Der Wattweg wird in die neue Siedlung integriert, zumal die Überbauung unter dem Namen Wattweg firmiert.

Idylle mit dem zugefrorenen Liebeggweiher nach 1900: Dampfzug der Appenzellerbahn mit offenem Führerstand in Fahrt Richtung Teufen. Oben ist das Trassee des neu erstellten Wattweges zum Wattbach zu erkennen. Foto: Sammlung Willi Müller

Die Watt – seit je die Sonnenterrasse des Quartiers

Schon im Mittelalter wurde der wasserreiche Hang, auch als Ringelberg bekannt, wegen der idealen Lage von Bauern besiedelt. Erstmals wurde er 1282 im äbtischen Zinsbuch erwähnt und war nach St.Laurenzen kirchhörig. Das geruhsame Leben wurde 1403 in den Appenzellerkriegen jäh gestört. Der Weiler wurde von den Appenzellern geplündert und gebrandschatzt.

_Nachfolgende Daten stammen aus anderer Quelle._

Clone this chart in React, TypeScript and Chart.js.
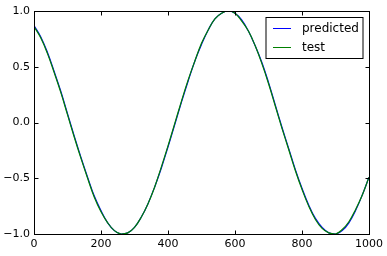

Das Leben ging weiter, ein äbtischer Sandsteinbruch kam nach 1700 nördlich des Bauernhauses Nummer 7/9 hinzu. Aber das Leben im ehemals ländlichen Gebiet des Riethüsli sollte sich nach 1900 für immer verändern. Die Watt wurde im Rahmen des allgemeinen städtischen Baubooms als günstiger Wohnraum vorerst von italienischen Arbeitern entdeckt. Bis zu 30 Fremdarbeiter wohnten im Klein-Italien, wie der Weiler von den übrigen Riethüslern damals abschätzig genannt wurde.

Überbauungsplänefür die Watt gab es offenbar bereits vor über 70 Jahren, wie dieses Bild aus dem Jahr 1949 nahelegt: Unten links ist das Wirtshaus Grosses Riethüsli erkennbar, in der Bildmitte oben das Haus Wattweg Nummer 10 (mit der Wäsche vor dem Haus), das der Überbauung weichen muss. Die gut sichtbaren Visierstangen links und rechts deuten darauf hin, dass hier bereits damals eine ähnliche Überbauung geplant war. Sie wurde aus unbekannten Gründen nicht realisiert. Die dahinter liegenden Häuser sind alle verschwunden. Foto: Kantonsbibliothek

Baulich blieb bis nach dem Zweiten Weltkrieg alles beim Alten. 1949 setzten die ersten Begehrlichkeiten nach idealem Wohnraum ein: Stadtnah und doch im Grünen. Die Bauernhäuser zerfielen teilweise und wurden als Rückzugsort der städtischen, alternativen Szene entdeckt. Erst im Jahre 2008 zogen die letzten Punker mit ihren Wohnwagen ab und im gleichen Jahr die ersten Bewohner in die Häuser Wattstrasse 9 bis 13 ein.

Schon in den 1980er-Jahren wollten eine Erbengemeinschaft und die Ortsbürgergemeinde als Besitzer den halben Ringelberg überbauen. Erst nach einem 20 Jahre dauernden Hin und Her und zwei städtischen Abstimmungen  konnte die heutige Wattüberbauung schliesslich realisiert werden.

1 Kommentar

  1. Patrick Hager

    02.04.2020 / 10:38 Uhr

    Vielen Dank für den spannenden Artikel!